The arrangement would provide editorial content for 64 while promoting the artists as up-and-comers. “By virtue of being published, you immediately have a stature that you didn’t have before,” says Frazier Millner, 64’s marketing and development director.
But some decisions are up in the air: How much of a stipend would an artist receive, and how would the amount be determined? Who would run the fund in the coming years? What is the deadline to apply?
“Those are the questions that we just haven’t answered,” says 64 Publisher Lorna Wyckoff.
As for the size of the stipends, Wyckoff says she is unsure how much they would be — or whether they would be the same for every artist. For example, what if one project were more extensive than another? And for written work, should the stipend be equal to what the magazine would normally pay for articles?
64’s executive committee will run the fund at first, Wyckoff says, although she has explored the idea of letting the Community Foundation oversee its maintenance in the future. Regional advisory members to 64 will help spot talent, and once artists are selected, they will receive creative feedback from the magazine. The first round of deadlines to apply for the fund will probably be in the late summer.

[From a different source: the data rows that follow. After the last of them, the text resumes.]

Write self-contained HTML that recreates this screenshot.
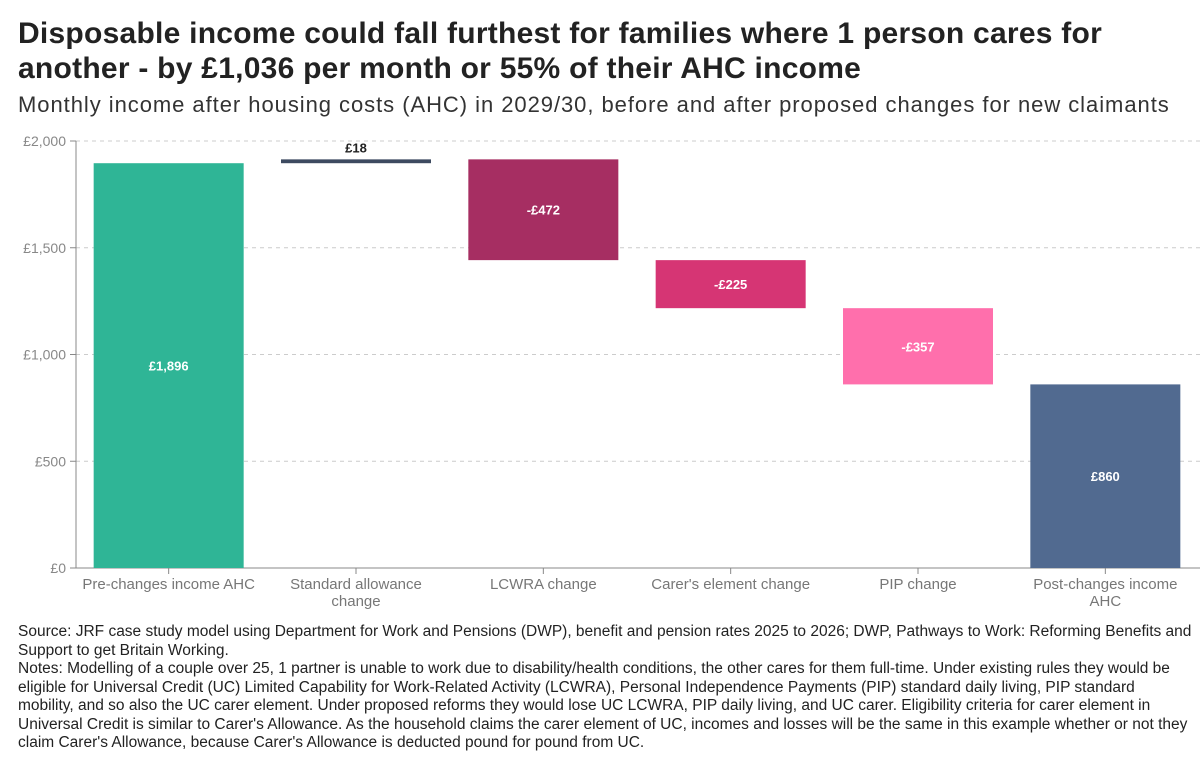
<!DOCTYPE html>
<html><head><meta charset="utf-8"><style>
body{margin:0;width:1200px;height:763px;background:#fff;font-family:"Liberation Sans",sans-serif;overflow:hidden;position:relative}
#title{position:absolute;left:18px;top:16px;font-size:30px;font-weight:bold;line-height:35px;color:#222;letter-spacing:0.25px;white-space:nowrap}
#sub{position:absolute;left:18px;top:92px;font-size:22px;letter-spacing:0.95px;color:#333;white-space:nowrap}
#notes{position:absolute;left:18px;top:623px;font-size:15.5px;line-height:18.5px;color:#222;white-space:nowrap}
svg{position:absolute;left:0;top:0}
</style></head><body>
<div id="title">Disposable income could fall furthest for families where 1 person cares for<br>another - by £1,036 per month or 55% of their AHC income</div>
<div id="sub">Monthly income after housing costs (AHC) in 2029/30, before and after proposed changes for new claimants</div>
<svg id="chart" width="1200" height="620"></svg>
<div id="notes">Source: JRF case study model using Department for Work and Pensions (DWP), benefit and pension rates 2025 to 2026; DWP, Pathways to Work: Reforming Benefits and<br>Support to get Britain Working.<br>Notes: Modelling of a couple over 25, 1 partner is unable to work due to disability/health conditions, the other cares for them full-time. Under existing rules they would be<br>eligible for Universal Credit (UC) Limited Capability for Work-Related Activity (LCWRA), Personal Independence Payments (PIP) standard daily living, PIP standard<br>mobility, and so also the UC carer element. Under proposed reforms they would lose UC LCWRA, PIP daily living, and UC carer. Eligibility criteria for carer element in<br>Universal Credit is similar to Carer's Allowance. As the household claims the carer element of UC, incomes and losses will be the same in this example whether or not they<br>claim Carer's Allowance, because Carer's Allowance is deducted pound for pound from UC.</div>
<script>
const categories=["Pre-changes income AHC","Standard allowance|change","LCWRA change","Carer's element change","PIP change","Post-changes income|AHC"];
const changes=[1896,18,-472,-225,-357,860];
const isTotal=[true,false,false,false,false,true];
const valueLabels=["£1,896","£18","-£472","-£225","-£357","£860"];
const yTicks=[0,500,1000,1500,2000];
const yTickLabels=["£0","£500","£1,000","£1,500","£2,000"];
const colors=["#2fb596","#3d4a60","#a62e62","#d63574","#ff6fac","#516a90"];
const svg=document.getElementById('chart');const NS="http://www.w3.org/2000/svg";
const x0=76,x1=1200,y0=568,yTop=141;
const y=v=>y0-(v/2000)*(y0-yTop);
const band=(x1-x0)/categories.length;
const cx=i=>x0+band*(i+0.5)-1;
const bw=150;
function el(t,a){const e=document.createElementNS(NS,t);for(const k in a)e.setAttribute(k,a[k]);svg.appendChild(e);return e;}
yTicks.forEach((t,i)=>{
 const g=el('line',{x1:x0,x2:x1,y1:y(t),y2:y(t),stroke:'#ccc','stroke-dasharray':'4,4'});
 
 
 el('line',{x1:x0-6,x2:x0,y1:y(t),y2:y(t),stroke:'#888'});
 const l=el('text',{x:x0-10,y:y(t)+5,'text-anchor':'end','font-size':14,fill:'#888'});l.textContent=yTickLabels[i];
 
 
});
el('line',{x1:x0,x2:x0,y1:yTop,y2:y0,stroke:'#888'});
el('line',{x1:x0,x2:x1,y1:y0,y2:y0,stroke:'#888'});
let run=0;
categories.forEach((c,i)=>{
 let a,b;
 if(isTotal[i]){a=0;b=changes[i];run=changes[i];}else{a=run;b=run+changes[i];run=b;}
 const top=y(Math.max(a,b)),bot=y(Math.min(a,b));
 const r=el('rect',{x:cx(i)-bw/2,y:top,width:bw,height:Math.max(bot-top,1),fill:colors[i]});
 
 
 const small=(bot-top)<20;
 const t=el('text',{x:cx(i),y:small?top-7:(top+bot)/2+5,'text-anchor':'middle','font-size':13,'font-weight':'bold',fill:small?'#222':'#fff'});
 t.textContent=valueLabels[i];
 
 
 el('line',{x1:cx(i),x2:cx(i),y1:y0,y2:y0+6,stroke:'#888'});
 c.split('|').forEach((ln,j)=>{
  const xl=el('text',{x:cx(i),y:y0+21+j*17,'text-anchor':'middle','font-size':15,fill:'#777'});xl.textContent=ln;
  
  
 });
});
</script>
</body></html>
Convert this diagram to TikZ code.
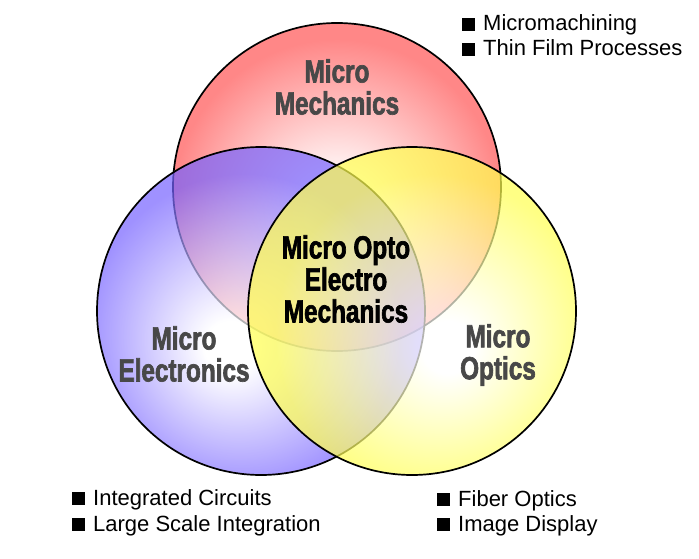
\documentclass[tikz,border=0pt]{standalone}
\usepackage{fontspec}
\setmainfont{Liberation Sans}
\newfontfamily\headfont[FakeStretch=0.76,FakeBold=2]{Liberation Sans}
\usepackage{tikz}
\usepackage{xcolor}
\definecolor{mechred}{RGB}{255,135,135}
\definecolor{elecblue}{RGB}{118,98,255}
\definecolor{optyellow}{RGB}{255,255,80}
\definecolor{labelgrey}{RGB}{72,72,72}

\pgfdeclareradialshading{mechshade}{\pgfpoint{0bp}{-5bp}}{color(0bp)=(white); color(5bp)=(white); color(25bp)=(mechred); color(50bp)=(mechred)}
\pgfdeclareradialshading{elecshade}{\pgfpoint{-5bp}{-6bp}}{color(0bp)=(white); color(4bp)=(white); color(24bp)=(elecblue); color(50bp)=(elecblue)}
\pgfdeclareradialshading{optshade}{\pgfpoint{6bp}{-6bp}}{color(0bp)=(white); color(4bp)=(white); color(24bp)=(optyellow); color(50bp)=(optyellow)}

\newcommand{\sqbullet}{\rule{13pt}{13pt}\hspace{8pt}}

\begin{document}
\begin{tikzpicture}[x=1pt,y=-1pt,
  venn/.style={circle,draw,line width=1.7pt,minimum size=328pt,inner sep=0pt,shade},
  field/.style={font=\headfont\bfseries\fontsize{32}{32}\selectfont,align=center,text=labelgrey},
  item/.style={font=\fontsize{22}{26}\selectfont,anchor=base west,inner sep=0pt}]
\useasboundingbox (0,0) rectangle (699,559);
\node[venn,shading=mechshade] (mech) at (337,187) {};
\node[venn,shading=elecshade,fill opacity=0.7] (elec) at (261,311) {};
\node[venn,shading=optshade,fill opacity=0.7] (opt) at (412,311) {};
\node[field] (mechtxt) at (337,87) {Micro\\Mechanics};
\node[field] (electxt) at (184,354) {Micro\\Electronics};
\node[field] (opttxt) at (498,355) {Micro\\Optics};
\node[field,text=black] (moem) at (346,279) {Micro Opto\\Electro\\Mechanics};
\node[item] (mm1) at (462,31) {\sqbullet Micromachining};
\node[item] (mm2) at (462,56) {\sqbullet Thin Film Processes};
\node[item] (el1) at (72,505) {\sqbullet Integrated Circuits};
\node[item] (el2) at (72,531) {\sqbullet Large Scale Integration};
\node[item] (op1) at (437,506) {\sqbullet Fiber Optics};
\node[item] (op2) at (437,531) {\sqbullet Image Display};
\end{tikzpicture}
\end{document}
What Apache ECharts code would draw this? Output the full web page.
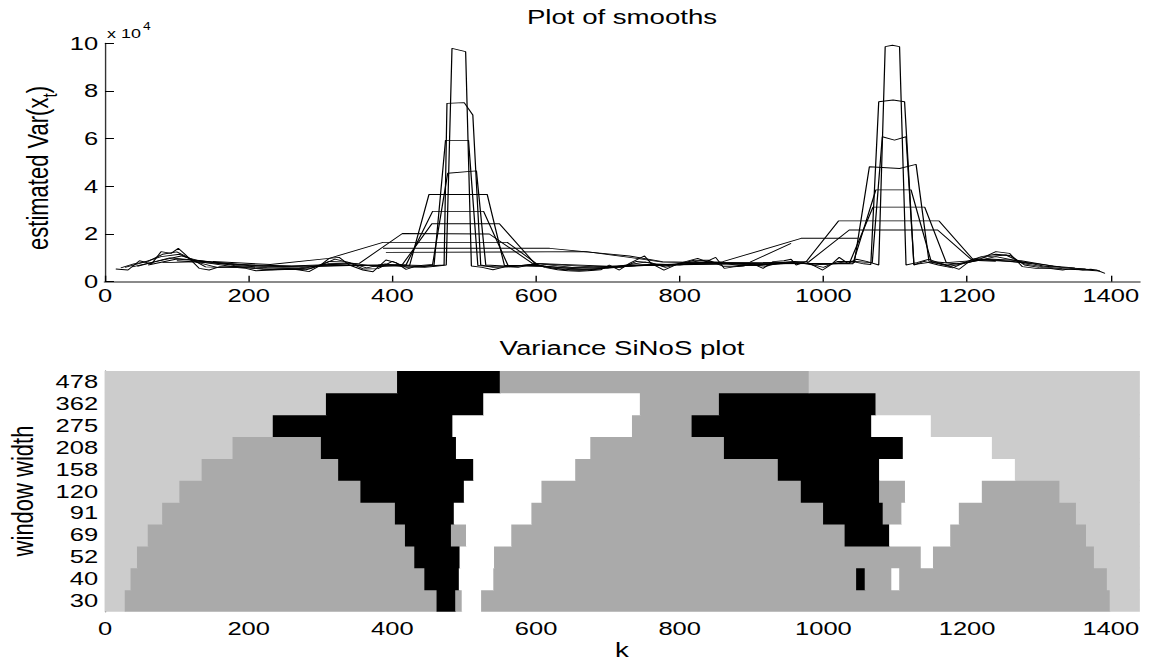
<!DOCTYPE html>
<html>
<head>
<meta charset="utf-8">
<script src="https://cdn.jsdelivr.net/npm/echarts@6/dist/echarts.min.js"></script>
<style>
html,body{margin:0;padding:0;background:#fff;overflow:hidden;}
#chart{width:834px;height:663px;transform:scaleX(1.38010);transform-origin:0 0;}
</style>
</head>
<body>
<div id="chart"></div>
<script>
// ---------------- data ----------------
const xMax = 1440;
const xTickValues = [0, 200, 400, 600, 800, 1000, 1200, 1400];
const yTickValues = [0, 2, 4, 6, 8, 10];          // x 10^4
const windowWidths = ['30', '40', '52', '69', '91', '120', '158', '208', '275', '362', '478'];

// smooths: [k, estimated Var(x_t) in units of 10^4]
const smooth30 = [[15,0.53],[32,0.49],[48,0.88],[65,0.75],[78,1.26],[92,1.19],[102,1.40],[115,1.05],[131,0.56],[145,0.49],[160,0.63],[180,0.60],[196,0.56],[210,0.46],[233,0.49],[255,0.55],[271,0.49],[284,0.42],[298,0.65],[312,0.98],[326,1.02],[340,0.70],[359,0.49],[373,0.42],[391,0.91],[405,0.80],[419,0.52],[431,0.63],[445,0.60],[460,0.65],[475,0.70],[483,9.79],[502,9.65],[510,0.66],[525,0.60],[540,0.50],[558,0.63],[575,0.60],[590,0.70],[598,0.77],[612,0.60],[630,0.50],[644,0.46],[660,0.44],[672,0.46],[690,0.50],[702,0.70],[716,0.49],[730,0.77],[751,1.08],[760,0.77],[778,0.49],[799,0.77],[825,0.98],[837,0.84],[850,1.02],[862,0.56],[875,0.62],[888,0.66],[902,0.75],[916,0.56],[930,0.84],[945,0.88],[955,0.94],[962,0.70],[976,0.84],[988,0.65],[999,0.49],[1012,0.75],[1022,1.02],[1034,0.77],[1046,0.94],[1060,0.85],[1077,0.70],[1086,9.86],[1096,9.92],[1106,9.86],[1115,0.70],[1130,0.80],[1147,0.94],[1160,0.80],[1175,0.66],[1189,0.52],[1207,0.94],[1222,1.01],[1240,1.26],[1259,1.19],[1277,0.63],[1296,0.56],[1314,0.56],[1333,0.49],[1345,0.55],[1361,0.49],[1372,0.52],[1380,0.49],[1392,0.35]];
const smooth40 = [[22,0.58],[40,0.75],[60,0.85],[80,1.15],[100,1.25],[120,0.95],[140,0.62],[160,0.60],[180,0.63],[200,0.58],[220,0.52],[240,0.50],[260,0.52],[280,0.50],[300,0.68],[320,0.95],[340,0.80],[360,0.53],[380,0.55],[400,0.85],[420,0.60],[440,0.63],[460,0.68],[472,0.70],[476,7.48],[500,7.51],[512,6.99],[523,0.70],[540,0.60],[560,0.62],[580,0.68],[600,0.72],[620,0.58],[640,0.50],[660,0.48],[680,0.50],[700,0.60],[720,0.60],[740,0.85],[760,0.80],[780,0.60],[800,0.75],[820,0.90],[840,0.90],[860,0.65],[880,0.65],[900,0.70],[920,0.65],[940,0.80],[960,0.85],[980,0.75],[1000,0.60],[1020,0.85],[1040,0.85],[1056,0.75],[1066,0.72],[1077,7.55],[1097,7.62],[1113,7.55],[1126,0.70],[1140,0.85],[1160,0.70],[1180,0.58],[1200,0.85],[1220,1.05],[1240,1.15],[1260,1.10],[1280,0.70],[1300,0.60],[1320,0.55],[1340,0.52],[1360,0.50],[1385,0.45]];
const smooth52 = [[28,0.60],[52,0.80],[78,1.05],[104,1.15],[130,0.80],[156,0.60],[182,0.62],[208,0.56],[234,0.52],[260,0.54],[286,0.56],[312,0.85],[338,0.82],[364,0.58],[390,0.75],[416,0.62],[442,0.65],[458,0.70],[474,5.93],[506,5.93],[519,0.68],[545,0.62],[570,0.65],[596,0.73],[622,0.58],[648,0.50],[674,0.50],[700,0.58],[726,0.70],[752,0.82],[778,0.65],[804,0.78],[830,0.88],[856,0.80],[882,0.68],[908,0.69],[934,0.74],[960,0.82],[986,0.70],[1012,0.76],[1038,0.86],[1068,0.80],[1082,6.08],[1099,5.94],[1115,6.08],[1126,0.72],[1150,0.82],[1176,0.65],[1202,0.80],[1228,1.05],[1254,1.12],[1280,0.75],[1306,0.62],[1332,0.55],[1358,0.54],[1375,0.50]];
const smooth69 = [[38,0.62],[72,0.85],[106,1.08],[140,0.80],[174,0.65],[208,0.60],[242,0.56],[276,0.56],[310,0.75],[344,0.78],[378,0.63],[412,0.70],[440,0.68],[456,0.72],[477,4.55],[517,4.65],[530,0.70],[562,0.65],[596,0.70],[630,0.60],[664,0.52],[698,0.56],[732,0.66],[766,0.74],[800,0.70],[834,0.82],[868,0.76],[902,0.70],[936,0.75],[970,0.78],[1004,0.73],[1043,0.80],[1064,4.82],[1106,4.75],[1129,4.92],[1147,0.85],[1172,0.70],[1206,0.83],[1240,1.05],[1274,0.85],[1308,0.65],[1342,0.58],[1365,0.53]];
const smooth91 = [[45,0.65],[90,1.00],[135,0.88],[180,0.68],[225,0.60],[270,0.58],[315,0.72],[360,0.68],[405,0.66],[424,0.68],[451,3.66],[532,3.66],[556,0.68],[600,0.68],[645,0.56],[690,0.58],[735,0.70],[780,0.72],[825,0.78],[870,0.76],[915,0.72],[960,0.78],[1005,0.75],[1041,0.75],[1073,3.85],[1122,3.85],[1150,0.85],[1185,0.75],[1230,0.95],[1275,0.88],[1320,0.65],[1350,0.58]];
const smooth120 = [[60,0.70],[100,0.95],[160,0.80],[220,0.65],[280,0.62],[340,0.68],[400,0.70],[419,0.70],[456,2.95],[527,2.95],[561,0.68],[620,0.62],[680,0.58],[740,0.68],[800,0.73],[860,0.76],[920,0.75],[980,0.76],[1036,0.76],[1069,3.13],[1141,3.13],[1171,0.80],[1230,0.93],[1290,0.78],[1330,0.62]];
const smooth158 = [[80,0.80],[140,0.85],[200,0.68],[260,0.65],[320,0.68],[380,0.70],[414,0.72],[455,2.43],[549,2.43],[598,0.77],[650,0.60],[720,0.65],[800,0.73],[880,0.76],[976,0.84],[1021,2.55],[1161,2.55],[1208,0.94],[1260,0.85],[1290,0.75]];
const smooth208 = [[100,0.88],[180,0.72],[260,0.66],[354,0.77],[414,2.02],[535,2.00],[595,0.77],[680,0.62],[780,0.70],[880,0.75],[980,0.84],[1036,2.17],[1159,2.17],[1207,0.90],[1240,0.86]];
const smooth275 = [[150,0.85],[230,0.72],[312,0.98],[387,1.65],[560,1.65],[600,0.77],[700,0.65],[800,0.72],[860,0.84],[969,1.82],[1048,1.82]];
const smooth362 = [[387,1.40],[619,1.40],[730,1.08],[776,0.84],[840,0.80],[898,0.82],[955,1.61]];
const smooth478 = [[391,1.23],[670,1.26],[730,1.02],[776,0.82],[840,0.80],[900,0.80],[975,0.76]];

// SiNoS segments per window width: [start k, end k, class]
// L = not available, G = no significant change, B = significantly higher, W = significantly lower
const sinos30  = [[0,28,'L'],[28,462,'G'],[462,488,'B'],[488,497,'G'],[497,524,'W'],[524,1399,'G'],[1399,1440,'L']];
const sinos40  = [[0,36,'L'],[36,445,'G'],[445,493,'B'],[493,541,'W'],[541,1046,'G'],[1046,1058,'B'],[1058,1095,'G'],[1095,1106,'W'],[1106,1395,'G'],[1395,1440,'L']];
const sinos52  = [[0,45,'L'],[45,431,'G'],[431,494,'B'],[494,542,'W'],[542,1136,'G'],[1136,1153,'W'],[1153,1377,'G'],[1377,1440,'L']];
const sinos69  = [[0,60,'L'],[60,418,'G'],[418,482,'B'],[482,503,'G'],[503,566,'W'],[566,1030,'G'],[1030,1092,'B'],[1092,1177,'W'],[1177,1366,'G'],[1366,1440,'L']];
const sinos91  = [[0,80,'L'],[80,404,'G'],[404,486,'B'],[486,594,'W'],[594,1000,'G'],[1000,1083,'B'],[1083,1109,'G'],[1109,1189,'W'],[1189,1352,'G'],[1352,1440,'L']];
const sinos120 = [[0,104,'L'],[104,356,'G'],[356,500,'B'],[500,608,'W'],[608,969,'G'],[969,1078,'B'],[1078,1114,'G'],[1114,1221,'W'],[1221,1329,'G'],[1329,1440,'L']];
const sinos158 = [[0,135,'L'],[135,325,'G'],[325,513,'B'],[513,655,'W'],[655,937,'G'],[937,1078,'B'],[1078,1267,'W'],[1267,1440,'L']];
const sinos208 = [[0,178,'L'],[178,301,'G'],[301,489,'B'],[489,676,'W'],[676,862,'G'],[862,1111,'B'],[1111,1235,'W'],[1235,1440,'L']];
const sinos275 = [[0,234,'L'],[234,484,'B'],[484,734,'W'],[734,817,'G'],[817,1067,'B'],[1067,1150,'W'],[1150,1440,'L']];
const sinos362 = [[0,308,'L'],[308,527,'B'],[527,745,'W'],[745,855,'G'],[855,1073,'B'],[1073,1440,'L']];
const sinos478 = [[0,407,'L'],[407,550,'B'],[550,980,'G'],[980,1440,'L']];

const shadeColors = { L: '#cccccc', G: '#aaaaaa', B: '#000000', W: '#ffffff' };

// ---------------- build ----------------
const SX = 1151 / 834;   // the figure is stretched horizontally
const FONT = "'Liberation Sans', Arial, Helvetica, sans-serif";
const smoothList = [smooth30, smooth40, smooth52, smooth69, smooth91, smooth120, smooth158, smooth208, smooth275, smooth362, smooth478];
const sinosList = [sinos30, sinos40, sinos52, sinos69, sinos91, sinos120, sinos158, sinos208, sinos275, sinos362, sinos478];

const segData = [];
const segColors = [];
sinosList.forEach((row, r) => {
  row.forEach(s => { segData.push([s[0], s[1], r]); segColors.push(shadeColors[s[2]]); });
});

const gl = 105 / SX;
const gr = 834 - 1139.5 / SX;
const plain = v => String(v);

const tickLabel = { color: '#000', fontSize: 18.5, fontFamily: FONT, formatter: plain };

const chart = echarts.init(document.getElementById('chart'), null, { renderer: 'svg', width: 834, height: 663 });

const lineSeries = smoothList.map((d, i) => ({
  type: 'line', name: 'window ' + windowWidths[i], xAxisIndex: 0, yAxisIndex: 0,
  data: d, symbol: 'none', showSymbol: false, silent: true, animation: false,
  lineStyle: { color: '#000', width: 0.9 }, z: 3
}));

const option = {
  animation: false,
  backgroundColor: '#fff',
  grid: [
    { left: gl, right: gr, top: 43.3, height: 238.4, containLabel: false },
    { left: gl, right: gr, top: 371, height: 240.7, containLabel: false }
  ],
  xAxis: [
    { type: 'value', gridIndex: 0, min: 0, max: xMax, interval: 200,
      splitLine: { show: false },
      axisLine: { show: true, lineStyle: { color: '#8a8a8a', width: 2 } },
      axisTick: { show: true, inside: true, length: 6, customValues: xTickValues, lineStyle: { color: '#000', width: 1 } },
      axisLabel: Object.assign({ margin: 5, customValues: xTickValues }, tickLabel) },
    { type: 'value', gridIndex: 1, min: 0, max: xMax, interval: 200,
      splitLine: { show: false },
      axisLine: { show: false },
      axisTick: { show: false },
      axisLabel: Object.assign({ margin: 8, customValues: xTickValues }, tickLabel) }
  ],
  yAxis: [
    { type: 'value', gridIndex: 0, min: 0, max: 10, interval: 2,
      splitLine: { show: false },
      axisLine: { show: true, lineStyle: { color: '#333', width: 1 } },
      axisTick: { show: true, inside: true, length: 6.5, lineStyle: { color: '#000', width: 1 } },
      axisLabel: Object.assign({ margin: 5 }, tickLabel) },
    { type: 'category', gridIndex: 1, data: windowWidths, boundaryGap: true,
      splitLine: { show: false },
      axisLine: { show: true, lineStyle: { color: '#555', width: 1 } },
      axisTick: { show: false },
      axisLabel: { margin: 5, interval: 0, color: '#000', fontSize: 18.5, fontFamily: FONT } }
  ],
  series: lineSeries.concat([{
    type: 'custom', xAxisIndex: 1, yAxisIndex: 1, data: segData, clip: true, silent: true, z: 2,
    encode: { x: [0, 1], y: 2 },
    renderItem: function (params, api) {
      const p0 = api.coord([api.value(0), api.value(2)]);
      const p1 = api.coord([api.value(1), api.value(2)]);
      const h = api.size([0, 1])[1];
      return { type: 'rect',
        shape: { x: p0[0] - 0.25, y: p0[1] - h / 2 - 0.4, width: p1[0] - p0[0] + 0.5, height: h + 0.8 },
        style: { fill: segColors[params.dataIndex], stroke: null } };
    }
  }]),
  graphic: [
    { type: 'text', x: 622 / SX, y: 17, style: { text: 'Plot of smooths', fill: '#000', fontSize: 20, fontFamily: FONT, textAlign: 'center', textVerticalAlign: 'middle' } },
    { type: 'text', x: 622 / SX, y: 348, style: { text: 'Variance SiNoS plot', fill: '#000', fontSize: 20, fontFamily: FONT, textAlign: 'center', textVerticalAlign: 'middle' } },
    { type: 'text', x: 622 / SX, y: 650, style: { text: 'k', fill: '#000', fontSize: 20, fontFamily: FONT, textAlign: 'center', textVerticalAlign: 'middle' } },
    { type: 'text', x: 107 / SX, y: 33, style: { text: 'x 10', fill: '#000', fontSize: 13, fontFamily: FONT, textAlign: 'left', textVerticalAlign: 'middle' } },
    { type: 'text', x: 143 / SX, y: 27, style: { text: '4', fill: '#000', fontSize: 10, fontFamily: FONT, textAlign: 'left', textVerticalAlign: 'middle' } },
    { type: 'text', x: 38 / SX, y: 168, rotation: Math.PI / 2,
      style: { text: '{a|estimated Var(x}{s|t}{a|)}', textAlign: 'center', textVerticalAlign: 'middle',
        rich: { a: { fontSize: 22, fontFamily: FONT, fill: '#000', color: '#000', lineHeight: 32 },
                s: { fontSize: 15, fontFamily: FONT, fill: '#000', color: '#000', lineHeight: 15, verticalAlign: 'bottom' } } } },
    { type: 'text', x: 23 / SX, y: 491, rotation: Math.PI / 2,
      style: { text: 'window width', fill: '#000', fontSize: 22, fontFamily: FONT, textAlign: 'center', textVerticalAlign: 'middle' } }
  ]
};
chart.setOption(option);
</script>
</body>
</html>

Wyckoff says she is committed to putting a minimum of $10,000 in startup money into the fund this year. But it’s difficult to say how much it will cost to run the fund because the fund itself is not a charity. “I’m not setting up a separate entity at this point,” Wyckoff says. Rather, she says, it is an extension of 64, which is a nonprofit.
One thing nailed down: The Hornsby concert had already broken even last week.